One of his protégés was Maulvi Abdul Haq, known as Baba-i-Urdu ("father of Urdu"). From wikipedia:
Following the establishment of the Osmania University by the Nizam Osman Ali Khan, Asif Jah VII of the Hyderabad State in 1917, Haq moved to Hyderabad to teach and help build the university. All subjects at the university were taught in Urdu, and under Haq's influence the institution became a patron of Urdu and Persian literature and linguistic heritage. ... in 1930 Haq led the group in protest against a campaign by Indian nationalists to promote the use of Hindi as the national language of India. Haq became a fierce critic of Indian leader Mahatma Gandhi and the Indian National Congress, the largest political party in the nation. Suspicious and averse to the Congress and the Indian independence movement, in which Hindus composed a majority of leaders and participants, Haq joined the All India Muslim League led by Muhammad Ali Jinnah.
After partition in 1947, Haq moved to Karachi as one of the millions of Urdu-speaking muhajirs ("settlers"), and
... re-organised the Anjuman Taraqqi-e-Urdu ..., launching journals, establishing libraries and schools, publishing a large number of books and promoting Urdu education and linguistic research. ... Haq also used his organisation for political activism, promoting the adoption of Urdu as the lingua franca and sole official language of Pakistan. He criticised the popular movement that had arisen in East Pakistan (now Bangladesh) to demand the recognition of Bengali, stressing his belief that only Urdu represented Muslim heritage and should be promoted exclusively in national life. Condemning the 1952 Language movement agitations in East Pakistan, Haq was infuriated by the decision of the Constituent Assembly of Pakistan to make Bengali a second official language.
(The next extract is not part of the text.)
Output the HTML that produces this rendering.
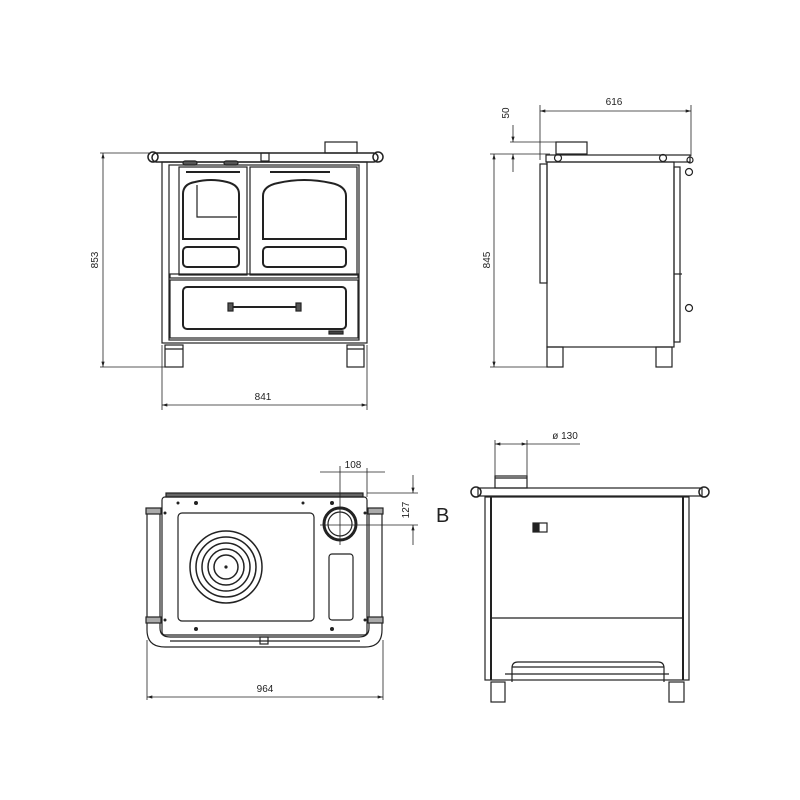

More later, on the differences between Hindi and Urdu, and on the problems that Urdu apparently poses for literacy in Pakistan.
[For an interesting analysis of the political background,(before Benazir Bhutto's assassination) from the perspective of one of "the Urdu-speaking descendents of immigrants from India", see Salim Chauhan, "With or Without Musharraf -- A Mohajir's Perspective", 4/11/2007. His bitter comments about the "sons of the soil" are (I guess) directed at the feudal landowners who are still a dominant power in Pakistan -- as William Dalrymple wrote recently ("Pakistan's flawed and feudal princess", 12/30/2007):
Real democracy has never thrived in Pakistan, in part because landowning remains the principal social base from which politicians emerge.
The educated middle class is in Pakistan still largely excluded from the political process. As a result, in many of the more backward parts of Pakistan, the feudal landowner expects his people to vote for his chosen candidate. As writer Ahmed Rashid put it: 'In some constituencies, if the feudals put up their dog as a candidate, that dog would get elected with 99 per cent of the vote.'
And Chahan's mention of "[t]he Urdu-speaking collaborators, left at the mercy of the victorious Mukhti Bahini, ... 'stranded' in a hostile country and shamelessly abandoned by the very country which they supported" is a reference to the 600,000 or so Urdu-speaking ethnic Biharis who have been stranded as officially stateless refugees in Bangladesh since 1971, one of the many deeply depressing aspects of this region's recent history.]